IR35 - Extending off-payroll rules to the private sector could be the straw that breaks the camel’s back, says ARC.
In its response to the government’s proposal into off-payroll working in the private sector, Adrian Marlowe, chairman of ARC said, “Although there is an issue of non-compliance which needs addressing, the proposals as they stand unnecessarily penalise the UK’s thriving contractor workforce, the contractor supply sector and, most importantly, hirers.”
“The evidence on which HMRC bases its proposal is inadequate and certainly insufficient to justify its argument for extension. There has been no full impact assessment and use of the online tool CEST, which has been heavily criticised, remains open to question.”
ARC challenged various aspects of the public sector rules last year; its complaints were to be used as evidence in a Treasury Select Committee enquiry in April 2017, but this was abandoned due to the calling of the last election. “Those complaints remain live; there was no independent scrutiny of the public sector tax proposition before its imposition, contrary to normal practice, yet the current consultation proposal is based upon it. Also in ruling other options as out of scope, the consultation is unnecessarily limiting given the potential impact. Adding all of this up it appears that HMRC intends to proceed regardless”.

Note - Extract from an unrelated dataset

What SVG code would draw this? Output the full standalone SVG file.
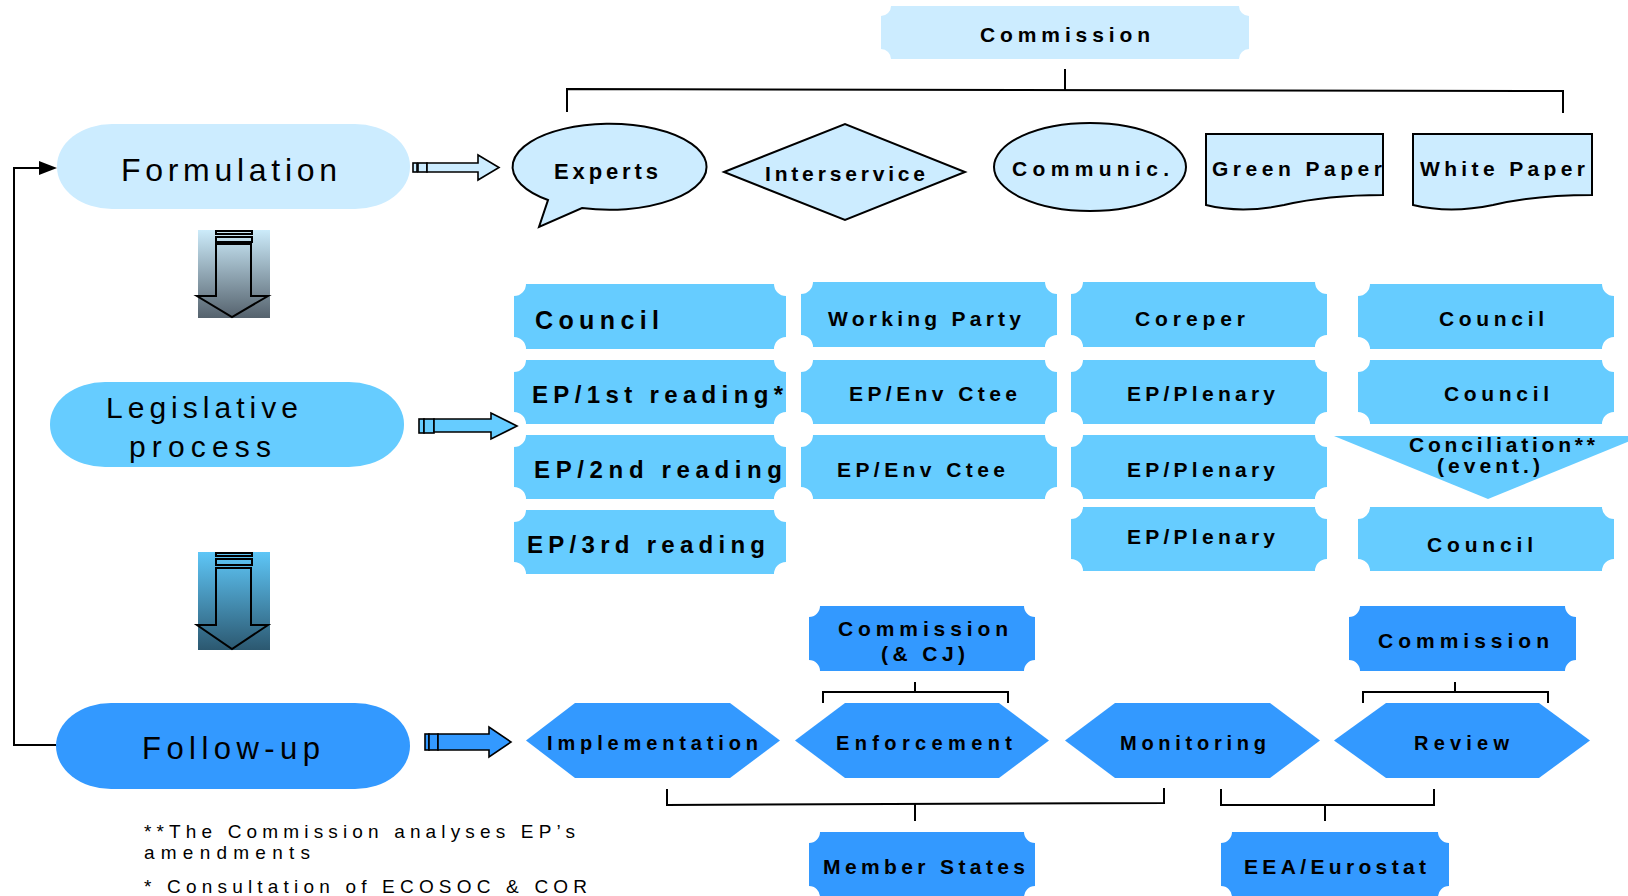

“Whilst it’s easy to be negative, there is an issue to be addressed and we encourage HMRC to consider other options that rely on a more traditional position.”
ARC suggests that the IR35 tax rules should apply as the default, but allowing the contractor to establish otherwise for any assignment, perhaps even by using the CEST tool! When combined with a percentage payment on account by the engager, this reversal of the test retains the principle that contractor tax responsibility lies with the contractor. “Our suggestion addresses the reasons for the extension, provides HMRC with a significant income stream to meet the claimed tax avoidance, but without the risks, confusion, lack of clarity and onerous implications of HMRC’s plan.”
ARC is also concerned about timing, proposed to be for April 2019. Marlowe concludes “with uncertainty surrounding Brexit being a real and present danger, an early and insufficiently considered extension as HMRC intends may further unsettle the economy, and even be the straw that breaks the camel’s back for hirers that have the option to use or transfer workforces outside the UK.”